The block deals with institutional buyers by an accelerated book-building process to raise close to Rs 17,000 crore are likely to be one of the largest such transactions on the Indian bourses.

The ITC stock has corrected 6 per cent since February 8 when BAT first spelt out its plans to ‘‘release and reallocate’’ a part of its 29.03 per cent holding in ITC.

“BAT intends to use the net proceeds of the block trade to buy back BAT shares over a period ending December 2025, starting with £700 million in 2024. We will continue to allocate operating cash flow to fund investment in our transformation and to further deleverage,” BAT said in a regulatory filing.

The maker of Dunhill and Kent cigarettes came under intense shareholder scrutiny after it stopped a buyback programme in 2022 and focused on reducing debt amid a high-interest rate regime.

Pressure started mounting on Tadeo Marroco, who became the chief executive of BAT after a stint as CFO, to sell ITC shares, the most valuable investment on the company’s balance sheet.

However, Marroco defended BAT’s strategy to remain invested in ITC and maintain at least a 25 per cent stake allowing it to keep veto power in the board.

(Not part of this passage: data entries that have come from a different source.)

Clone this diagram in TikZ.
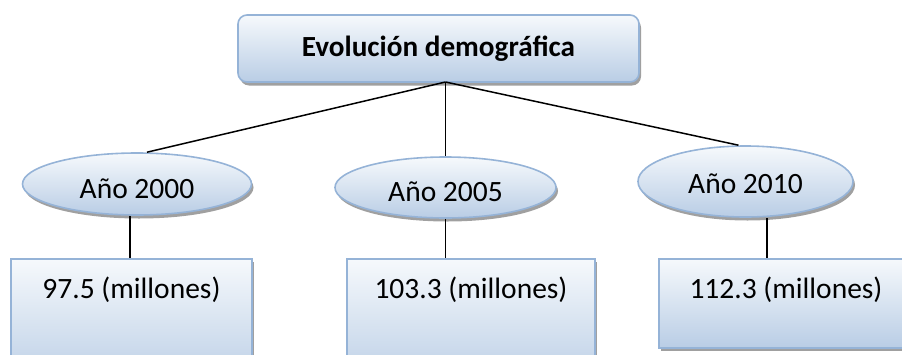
\documentclass[tikz,border=0pt]{standalone}
\usepackage{fontspec}
\setmainfont{Carlito}
\usetikzlibrary{shapes.geometric,shadows,calc}
\definecolor{bord}{RGB}{149,179,215}
\definecolor{topc}{RGB}{246,249,252}
\definecolor{botc}{RGB}{185,205,229}
\definecolor{shad}{RGB}{150,150,150}
\begin{document}
\begin{tikzpicture}[x=1pt,y=-1pt,
  office/.style={draw=bord, line width=1.6pt, top color=topc, bottom color=botc,
    drop shadow={shadow xshift=2pt, shadow yshift=-3.5pt, fill=shad, opacity=0.9}},
  titlebox/.style={office, rectangle, rounded corners=9pt, minimum width=401pt, minimum height=67pt, inner sep=0pt,
    font=\fontsize{29.2}{33}\selectfont\bfseries},
  yearell/.style={office, ellipse, inner sep=0pt, text depth=0pt, font=\fontsize{29.5}{33}\selectfont},
  valbox/.style={office, rectangle, inner sep=0pt, anchor=north, text height=40pt,
    font=\fontsize{29.5}{33}\selectfont},
  conn/.style={line width=1.5pt, black}]
\useasboundingbox (0,0) rectangle (902,354);
\begin{scope}
\clip (0,0) rectangle (902,354);
\node[titlebox] (title) at (438.5,48.5) {Evolución demográfica};
\node[yearell, minimum width=229pt, minimum height=62pt, text height=28pt] (e1) at (137,184) {Año 2000};
\node[yearell, minimum width=221pt, minimum height=61pt, text height=28pt] (e2) at (445.5,187.5) {Año 2005};
\node[yearell, minimum width=215pt, minimum height=71pt, text height=24pt] (e3) at (745.5,181.5) {Año 2010};
\node[valbox, minimum width=241pt, text depth=90pt] (b1) at (131.5,258) {97.5 (millones)};
\node[valbox, minimum width=248pt, text depth=90pt] (b2) at (471,258) {103.3 (millones)};
\node[valbox, minimum width=254pt, text depth=49pt] (b3) at (786,258) {112.3 (millones)};
\coordinate (root) at (445.5,82);
\coordinate (e1top) at ($(e1.north)+(10,0)$);
\coordinate (e3top) at ($(e3.north)+(-7,0)$);
\coordinate (e1bot) at ($(e1.south)+(-7,0)$);
\coordinate (e3bot) at ($(e3.south)+(21.5,0)$);
\draw[conn] (root) -- (e1top);
\draw[conn] (root) -- (root |- e2.north);
\draw[conn] (root) -- (e3top);
\draw[conn] (e1bot) -- (e1bot |- b1.north);
\draw[conn] (e2.south) -- (e2.south |- b2.north);
\draw[conn] (e3bot) -- (e3bot |- b3.north);
\end{scope}
\end{tikzpicture}
\end{document}
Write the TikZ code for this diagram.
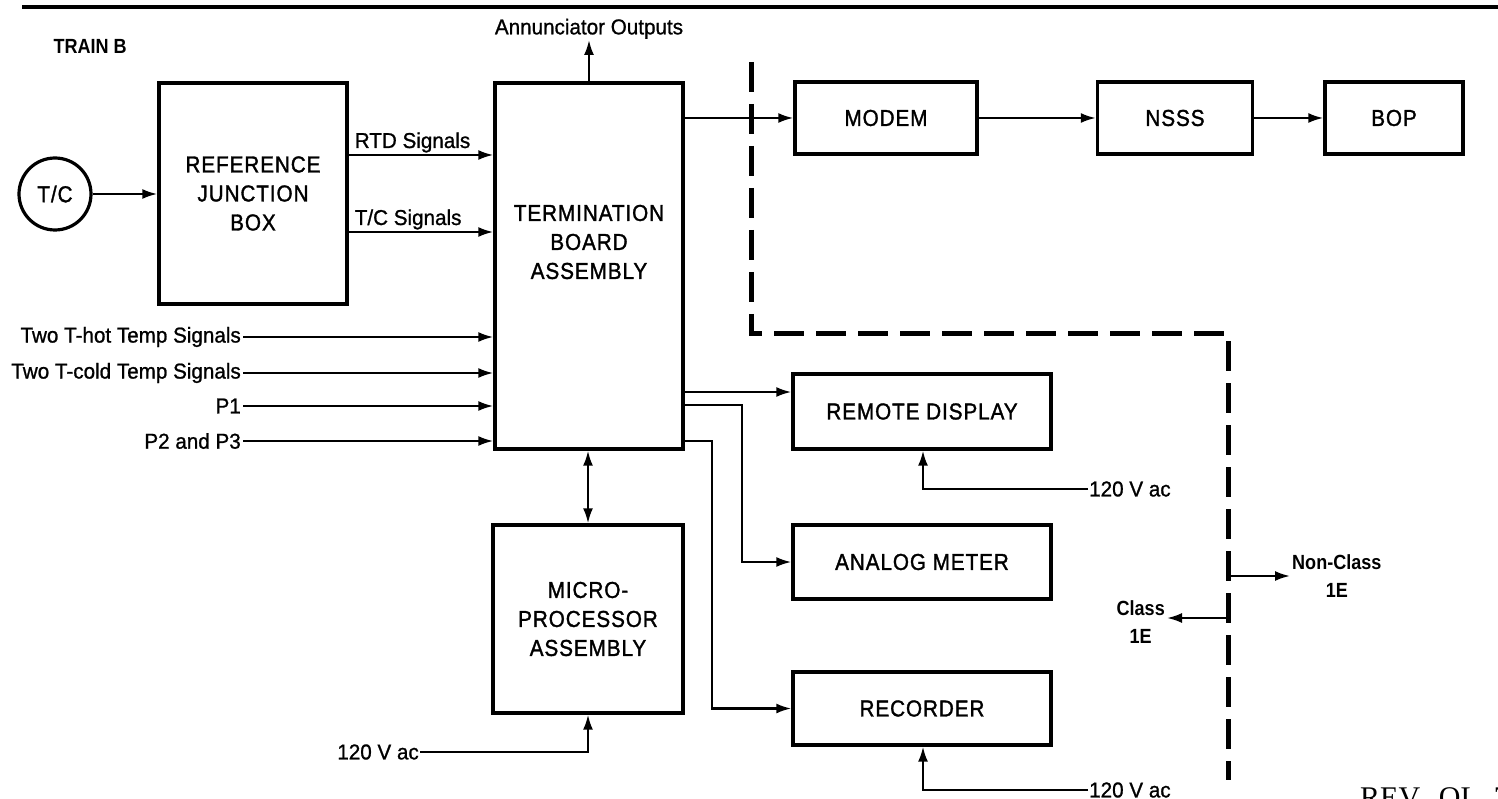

In the regulatory filing on Tuesday, the London-based company reiterated why it would want to remain invested in ITC, a stand earlier spelt out by Marroco and reported by The Telegraph.

ITC is a valued associate of BAT in an attractive market with long-term growth potential.

BAT’s initial investment in ITC dates back to the early 1900s and the two companies have a longstanding, mutually beneficial relationship, it said.

BAT reminded how ITC has delivered significant value to its shareholders and it continues to back the Indian management led by chairman Sanjiv Puri.

As one of India’s leading FMCG enterprises, ITC has delivered significant value to its shareholders and BAT continues to be fully supportive of ITC’s management team, it added.

Commenting on the proposed stake sale, Marroco said on Tuesday, “I am confident that ITC, under the stewardship of its current management, will continue to create further value for its shareholders.”

We look forward to remaining important shareholders in ITC as it continues its journey of growth. With this transaction BAT can accelerate the start of a sustainable buyback, while enabling us to continue to deleverage towards a new target range of 2-2.5x adjusted net debt / adjusted EBITDA.”

No comments were forthcoming from ITC management till going to press.